WLZW
- Utica, New York; United States;
- Broadcast area: Utica-Rome
- Frequency: 98.7 MHz
- Branding: Lite 98.7

Programming
- Format: Adult contemporary
- Affiliations: Premiere Networks; Westwood One;

Ownership
- Owner: Townsquare Media; (Townsquare Media Licensee of Utica/Rome, Inc.);
- Sister stations: WFRG-FM, WIBX, WODZ-FM, WOUR

History
- First air date: January 1, 1974
- Former call signs: WIBQ (1974–1985); WNYZ (1985–1989);
- Call sign meaning: "Lite and Easy Favorites"

Technical information
- Licensing authority: FCC
- Facility ID: 169
- Class: B
- ERP: 25,000 watts
- HAAT: 201 meters (659 ft)
- Transmitter coordinates: 43°08′38″N 75°10′44″W﻿ / ﻿43.144°N 75.179°W

Links
- Public license information: Public file; LMS;
- Webcast: Listen Live
- Website: lite987.com

= WLZW =

WLZW (98.7 FM) is a commercial radio station licensed to Utica, New York, United States, and serving the Utica-Rome market. Owned by Townsquare Media, the station carries an adult contemporary format branded as "Lite 98.7". It is part of a cluster with news-talk station WIBX, country-formatted WFRG-FM, classic hits station WODZ-FM, and classic rock-formatted WOUR.

==History==
The station signed on the air on January 1, 1974. It was a sister station to WIBX 950 AM and ran a beautiful music format using the call sign WIBQ. But in the 1980s, the beautiful music format was starting to attracting only older listeners, while most advertisers seek young to middle aged clients.

Without warning, WIBQ changed its format in 1985 to oldies as "Z 98.7" with the call letters WNYZ. After a while in the format, WNYZ next flipped to a rock-leaning Top 40 format, identifying as "New York's Z-98.7". The format began with Twisted Sister's We're Not Gonna Take It, followed by Quiet Riot's Cum On Feel the Noize. The Top 40 format could not, however, compete against powerhouse Top 40 station Power Hits Rock 107 WRCK. In 1989 the station again changed format. Originally the station planned to join the Z-Rock satellite delivered Heavy Metal format available at the time, but instead flipped to the current Adult Contemporary sound and current call sign WLZW, identifying as "Lite 98.7".

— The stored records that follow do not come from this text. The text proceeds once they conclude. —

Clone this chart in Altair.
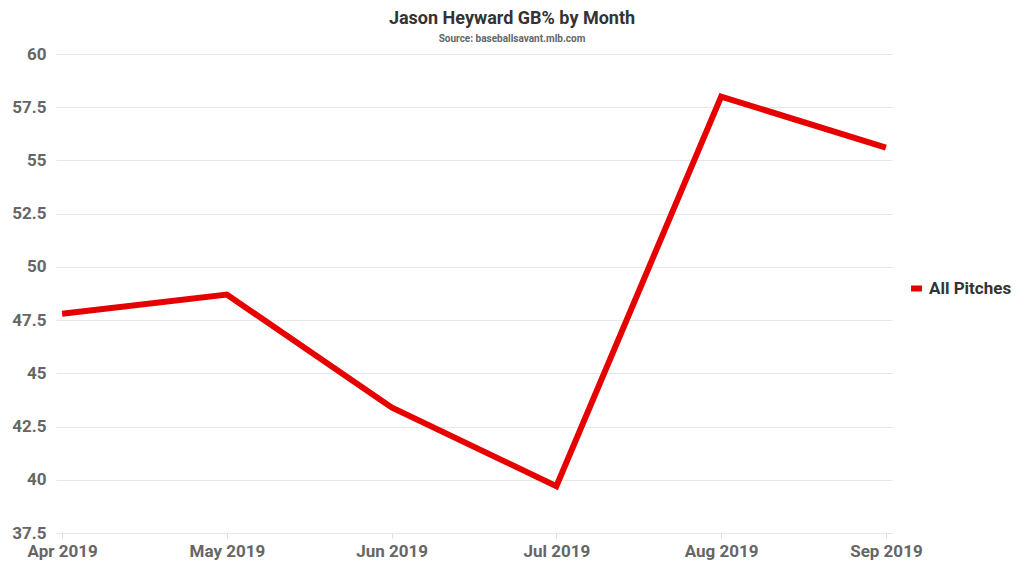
import altair as alt
import pandas as pd

months = ["Apr 2019", "May 2019", "Jun 2019", "Jul 2019", "Aug 2019", "Sep 2019"]
gb_pct = [47.8, 48.7, 43.4, 39.7, 58.0, 55.6]
series = ["All Pitches"] * len(months)
y_ticks = [37.5, 40, 42.5, 45, 47.5, 50, 52.5, 55, 57.5, 60]

df = pd.DataFrame({"month": months, "gb": gb_pct, "series": series})

chart = alt.Chart(df).mark_line(strokeWidth=6, strokeCap="butt", strokeJoin="miter").encode(
    x=alt.X("month:O", sort=months, title=None,
            scale=alt.Scale(type="point", padding=0.037),
            axis=alt.Axis(labelAngle=0, labelFont="Roboto", labelFontWeight="bold",
                          labelFontSize=17, labelColor="#666666", labelPadding=5,
                          tickColor="#dddddd", tickSize=5, domain=False, grid=False)),
    y=alt.Y("gb:Q", title=None,
            scale=alt.Scale(domain=[37.5, 60], nice=False, zero=False),
            axis=alt.Axis(values=y_ticks, format=".1~f",
                          labelFont="Roboto", labelFontWeight="bold", labelFontSize=17,
                          labelColor="#666666", labelPadding=10, ticks=False, domain=False,
                          gridColor="#e6e6e6", gridWidth=1)),
    color=alt.Color("series:N", title=None,
                    scale=alt.Scale(range=["#e60000"]),
                    legend=alt.Legend(orient="none", legendX=852, legendY=226,
                                      symbolType="stroke", symbolStrokeWidth=6,
                                      symbolSize=120, labelFont="Roboto",
                                      labelFontWeight="bold", labelFontSize=17,
                                      labelColor="#333333", labelOffset=4)),
).properties(
    width=836, height=479,
    padding={"left": 48, "top": 46, "right": 124, "bottom": 35},
    autosize=alt.AutoSizeParams(type="none"),
    title=alt.TitleParams(
        text="Jason Heyward GB% by Month",
        subtitle="Source: baseballsavant.mlb.com",
        font="Roboto", fontSize=18, fontWeight="bold", color="#333333",
        subtitleFont="Roboto", subtitleFontSize=10, subtitleFontWeight="bold",
        subtitleColor="#666666", subtitlePadding=6,
        anchor="middle", dx=38, offset=1,
    ),
).configure(
    background="white",
    view=alt.ViewConfig(strokeWidth=0, stroke="transparent"),
)

chart.save("out.html", embed_options={"renderer": "svg", "actions": False})
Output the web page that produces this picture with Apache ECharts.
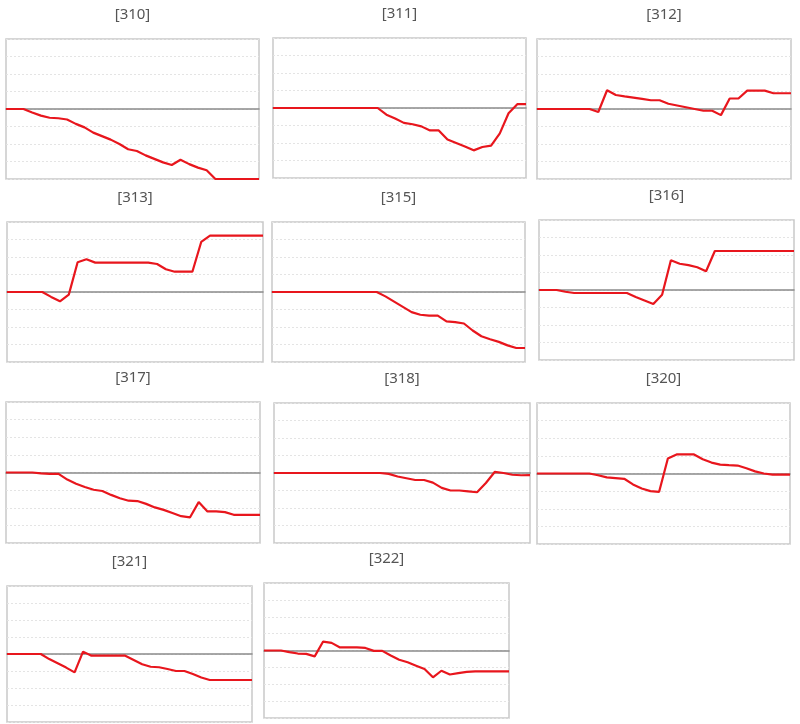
<!DOCTYPE html>
<html>
<head>
<meta charset="utf-8">
<script src="https://cdn.jsdelivr.net/npm/echarts@6/dist/echarts.min.js"></script>
<style>
html,body{margin:0;padding:0;background:#fff;}
#chart{width:800px;height:724px;}
</style>
</head>
<body>
<div id="chart"></div>
<script>
// ---- data ----
var categories = [];
for (var d = 1; d <= 30; d++) categories.push(String(d));
var panelNames = ['[310]','[311]','[312]','[313]','[315]','[316]','[317]','[318]','[320]','[321]','[322]'];
var yTicks = [-4,-3,-2,-1,0,1,2,3,4];

var s310 = [0,0,0,-0.2,-0.38,-0.5,-0.53,-0.6,-0.85,-1.05,-1.35,-1.55,-1.75,-2.0,-2.3,-2.4,-2.65,-2.85,-3.05,-3.2,-2.9,-3.15,-3.35,-3.5,-4,-4,-4,-4,-4,-4];
var s311 = [0,0,0,0,0,0,0,0,0,0,0,0,0,-0.38,-0.6,-0.85,-0.93,-1.05,-1.28,-1.28,-1.8,-2.0,-2.2,-2.42,-2.23,-2.15,-1.45,-0.3,0.22,0.22];
var s312 = [0,0,0,0,0,0,0,-0.17,1.07,0.8,0.72,0.65,0.58,0.5,0.5,0.3,0.2,0.1,0,-0.1,-0.1,-0.35,0.6,0.6,1.05,1.05,1.05,0.9,0.9,0.9];
var s313 = [0,0,0,0,0,-0.28,-0.53,-0.15,1.7,1.87,1.68,1.68,1.68,1.68,1.68,1.68,1.68,1.6,1.3,1.16,1.16,1.16,2.86,3.22,3.22,3.22,3.22,3.22,3.22,3.22];
var s315 = [0,0,0,0,0,0,0,0,0,0,0,0,0,-0.25,-0.55,-0.85,-1.15,-1.3,-1.35,-1.35,-1.68,-1.72,-1.8,-2.2,-2.53,-2.7,-2.85,-3.05,-3.2,-3.2];
var s316 = [0,0,0,-0.1,-0.17,-0.17,-0.17,-0.17,-0.17,-0.17,-0.17,-0.4,-0.6,-0.8,-0.27,1.7,1.5,1.42,1.3,1.07,2.23,2.23,2.23,2.23,2.23,2.23,2.23,2.23,2.23,2.23];
var s317 = [0,0,0,0,-0.05,-0.08,-0.08,-0.4,-0.64,-0.82,-0.98,-1.05,-1.27,-1.46,-1.6,-1.62,-1.78,-1.98,-2.12,-2.3,-2.48,-2.55,-1.68,-2.21,-2.21,-2.25,-2.4,-2.4,-2.4,-2.4];
var s318 = [0,0,0,0,0,0,0,0,0,0,0,0,0,-0.05,-0.2,-0.3,-0.4,-0.4,-0.55,-0.85,-1.0,-1.0,-1.05,-1.1,-0.57,0.06,0,-0.1,-0.13,-0.12];
var s320 = [0,0,0,0,0,0,0,-0.1,-0.22,-0.26,-0.3,-0.62,-0.85,-1.0,-1.04,0.85,1.08,1.08,1.08,0.81,0.62,0.5,0.47,0.45,0.3,0.12,0,-0.06,-0.06,-0.06];
var s321 = [0,0,0,0,0,-0.3,-0.55,-0.8,-1.08,0.14,-0.1,-0.1,-0.1,-0.1,-0.1,-0.35,-0.6,-0.75,-0.78,-0.88,-1.0,-1.0,-1.18,-1.38,-1.53,-1.53,-1.53,-1.53,-1.53,-1.53];
var s322 = [0,0,0,-0.1,-0.18,-0.2,-0.35,0.53,0.45,0.18,0.18,0.18,0.15,-0.02,-0.02,-0.3,-0.55,-0.7,-0.9,-1.1,-1.59,-1.2,-1.42,-1.34,-1.27,-1.24,-1.24,-1.24,-1.24,-1.24];

var seriesData = [s310,s311,s312,s313,s315,s316,s317,s318,s320,s321,s322];

// ---- layout ----
var boxes = [
  [6,39,253,140],[273,38,253,140],[537,39,254,140],
  [7,222,256,140],[272,222,253,140],[539,220,255,140],
  [6,402,254,141],[274,403,256,140],[537,403,253,141],
  [7,586,245,136],[264,583,245,135]
];

var grids = [], xAxes = [], yAxes = [], series = [], graphics = [];
boxes.forEach(function (b, i) {
  grids.push({left:b[0], top:b[1], width:b[2], height:b[3], show:true,
    borderColor:'#c9c9c9', borderWidth:1.5, backgroundColor:'#fff', containLabel:false});
  xAxes.push({type:'category', gridIndex:i, data:categories, boundaryGap:false,
    axisLine:{show:true, onZero:true, lineStyle:{color:'#8a8a8a', width:1.5}},
    axisTick:{show:false}, axisLabel:{show:false}, splitLine:{show:false}, z:3});
  yAxes.push({type:'value', gridIndex:i, min:yTicks[0], max:yTicks[yTicks.length-1], interval:1,
    axisLine:{show:false}, axisTick:{show:false}, axisLabel:{show:false},
    splitLine:{show:true, lineStyle:{color:'#e4e4e4', type:[2,2], width:1}}});
  series.push({type:'line', xAxisIndex:i, yAxisIndex:i, data:seriesData[i],
    symbol:'none', smooth:false, clip:false, z:5,
    lineStyle:{color:'#e8161d', width:2.2}, animation:false});
  graphics.push({type:'text', x:b[0] + b[2]/2, y:b[1] - 24,
    style:{text:panelNames[i], textAlign:'center', textVerticalAlign:'middle',
      fill:'#555', font:'15px "Noto Sans", sans-serif'}});
});

var chart = echarts.init(document.getElementById('chart'), null, {renderer:'canvas'});
chart.setOption({
  backgroundColor:'#fff',
  animation:false,
  grid:grids, xAxis:xAxes, yAxis:yAxes, series:series,
  graphic:graphics
});
</script>
</body>
</html>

Lite 98.7's call letters WLZW and format are reflected in its first slogan "Lite and Easy Favorites". In its early years, Lite 98.7 competed with rival AC station and market leader KG 104 WKGW (now sister station WFRG). WLZW quickly toppled WKGW from its position, and by 1993 WKGW had flipped to classic rock as WKFM, formerly in Syracuse, taking over the 104.3 frequency.

WLZW was then the only AC station in the Utica-Rome market until the spring of 1994 when WUUU (later WRNY & WUCL, now Air 1 affiliate WAWR) switched frequencies from 93.5FM to 102.5FM with WKDY (later WSKS & WRBY, now WUMX) the previous year, flipped format from oldies to adult contemporary to become "Warm 93.5". While WUUU/WRFM was a softer AC station, WLZW was a bit more upbeat. After over 8 years of competition between the two stations, WRFM flipped format and call sign on December 26, 2002, becoming oldies station WUCL (identified as Kool 93.5) again leaving Lite 98.7 as the only AC station in the market.

This lasted over a year until WRBY flipped to hot AC and call sign to WUMX, identifying as Mix 102.5. In order to compete with WUMX's popular "Christmix 102.5" holiday programming, WLZW began switching to a Christmas Music format in 2009. Traditionally, WLZW switches on or around Thanksgiving Day and continues with holiday music until Christmas Day. In 2015, WUMX tweaked its format to Hot AC and dropped holiday music programming. That left WLZW as the only station in Utica-Rome to broadcast only Christmas music through much of November and December.